Dark cloud covers the sky in the cold morning, the breeze that flew around the streets brings chill to those who pass by it. The day before yesterday was a bright day. Joy and happiness looms around the town, maybe there was too much of joy and no one felt that it came.
Then it came silently and bringing along with it was sadness, loneliness and pain. It swept across mountains and seas, neither the most enforced door can stopped it or could the fortified wall hold it up come. The song of torment loomed within it haunts everyone that live in the town. It was then and there it breaks down the spirits if those who opposed it.
I really hoped that I was dead on that day, I really hoped that I was killed on that day before the song could destroy my memories and torture my soul but I can’t. I can’t die so early so fast and so early. I owe my life to a lot of people around me; I had to repay them before I ever pass away.
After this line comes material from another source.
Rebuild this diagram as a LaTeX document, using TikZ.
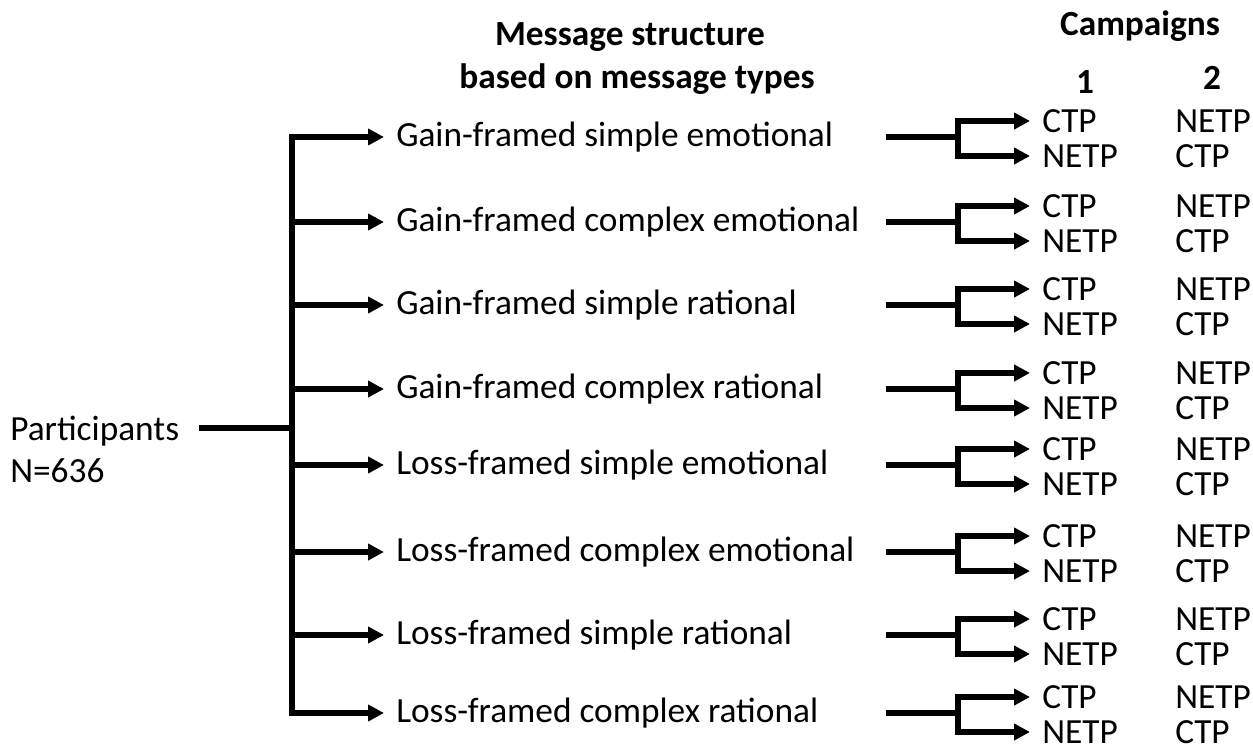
\documentclass[tikz,border=0pt]{standalone}
\usepackage{fontspec}
\setmainfont{Carlito}
\usetikzlibrary{arrows.meta}

\begin{document}
\begin{tikzpicture}[x=0.75pt,y=-0.75pt,
  font=\fontsize{26.5}{31.5}\selectfont,
  line/.style={line width=4.2pt,line join=miter},
  arr/.style={line,-{Triangle[length=12pt,width=12pt]}},
  lbl/.style={anchor=west,inner xsep=9pt,inner ysep=1pt},
  hd/.style={font=\fontsize{26.5}{31.5}\selectfont\bfseries}]
  \useasboundingbox (0,0) rectangle (1253,753);
  % headings
  \node[hd] (ms) at (630,37) {Message structure};
  \node[hd] (mt) at (637,79) {based on message types};
  \node[hd] (cp) at (1140,26) {Campaigns};
  \node[hd] (c1) at (1085,82) {1};
  \node[hd] (c2) at (1212,78) {2};
  % participants
  \node[align=left,anchor=west,inner sep=0pt] (part) at (10,449) {Participants\\N=636};
  \coordinate (pin) at (199,428);
  \coordinate (tk) at (292,428);
  % message types
  \foreach \y/\t [count=\i] in {137/Gain-framed simple emotional,222/Gain-framed complex emotional,
    305/Gain-framed simple rational,389/Gain-framed complex rational,465/Loss-framed simple emotional,
    552/Loss-framed complex emotional,635/Loss-framed simple rational,713/Loss-framed complex rational}{
    \node[lbl] (m\i) at (384,\y) {\t};
    \coordinate (f\i) at (886,\y);
    \coordinate (k\i) at (958,\y);
    \node[lbl] (a\i) at (1030,\y-16) {CTP};
    \node[lbl] (b\i) at (1030,\y+19) {NETP};
    \node[lbl] (x\i) at (1163,\y-16) {NETP};
    \node[lbl] (z\i) at (1163,\y+19) {CTP};
    \draw[line] (f\i) -- (k\i);
    \draw[arr] (k\i) |- (a\i.west);
    \draw[arr] (k\i) |- (b\i.west);
  }
  \draw[line] (pin) -- (tk);
  \draw[line,{Triangle[length=12pt,width=12pt]}-{Triangle[length=12pt,width=12pt]}] (m1.west) -| (tk) |- (m8.west);
  \foreach \i in {2,...,7}
    \draw[arr] (m\i.west -| tk) -- (m\i.west);
\end{tikzpicture}
\end{document}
Yesterday was the first day after darkness strikes. My hearth still sank in the murky waters. I had a night sleep, but I can’t recall that I was actually sleeping; maybe my mind was too tired to think about all this that actually happening on me. I woke up but it was too fake to be true, everything seems unchanged. I suspect that I had read too much story books and saw too much movie. I try to close my eyes and sleep again, hoped that I can really have some sleep and hoped that I can lead a new life after all this had happened. I try hard to forget but I just came again and again when I was kept apart from the crowd. I really hope that it will never happen again.
Days pass by, again in the morning I woke up, my mind still hurts as there are the side effects of the strike few days ago. But today it is different, everything was new to me even the bored and dull looking paint was smiling to me. Everything looks perfect, I look at the mirror, and the down looking on my face was not there anymore. Let’s take another look; it seems so strange that it was a dark-dark day for the past few days but to strange to be true, I just don’t know it is magic or what on earth that can change so fast. I don’t know, maybe time will tell, or I shall meet some hermit which have the key and lead me to the answers.
The answers that I will find, I think, not in books or life, I wish that with my own strength and power I can find it, but I know I couldn’t, It wasn’t an easy task, because I know that the result if I ever fail, I shall never stand again. I cant do it now, cant and couldn’t do it now, maybe one day, someday or sometime, when I have my courage with me again, then again I shall do it.